East Side Story tells of the Carnochan family whose Scottish forebears established themselves in New York’s textile business during the Civil War. From there they quickly moved on to seize prominent positions in the country’s top schools and Manhattan’s elite firms. As the novel unfolds, Carnochans across generations recount stories about their illuminating lives steeped in both good fortune and moral jeopardy. From women who outsmart their foolish husbands to ambitious lawyers who protect the Carnochan name to the family’s artists and writers, all weigh the question that infuses so much of Louis Auchincloss’s fiction: What makes for a meaningful life in a family that has so much?

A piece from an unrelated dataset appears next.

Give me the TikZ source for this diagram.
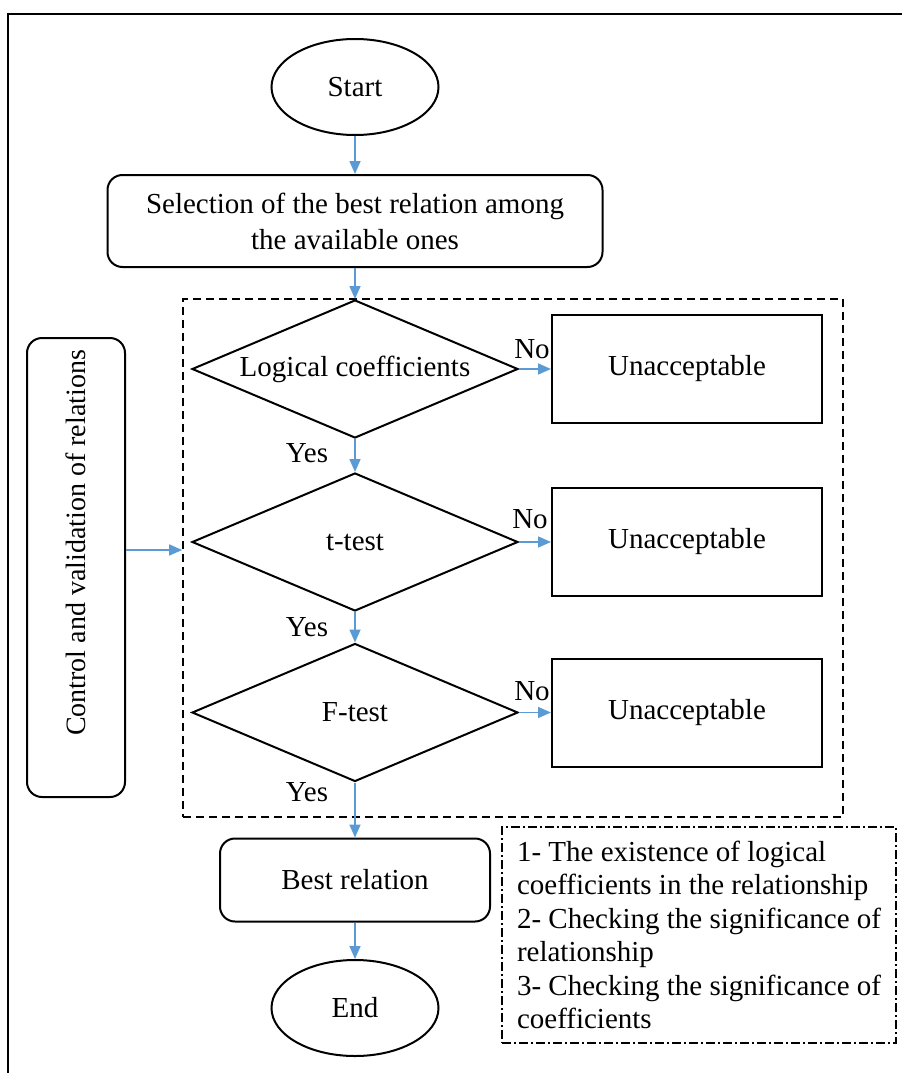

“Some writers inform, some instruct, and some tell how rewarding good prose can be,” John Kenneth Galbraith once observed. “Louis Auchincloss does all three.” In its starred review, Kirkus Reviews called East Side Story “a rich chronicle . . . that succeeds in humanizing a rare and much-maligned species of Americans for those who don’t come across them very much.” Auchincloss’s superb novel is both a loving and wicked look at New York’s Yankee aristocracy as only this sublime master of manners can provide.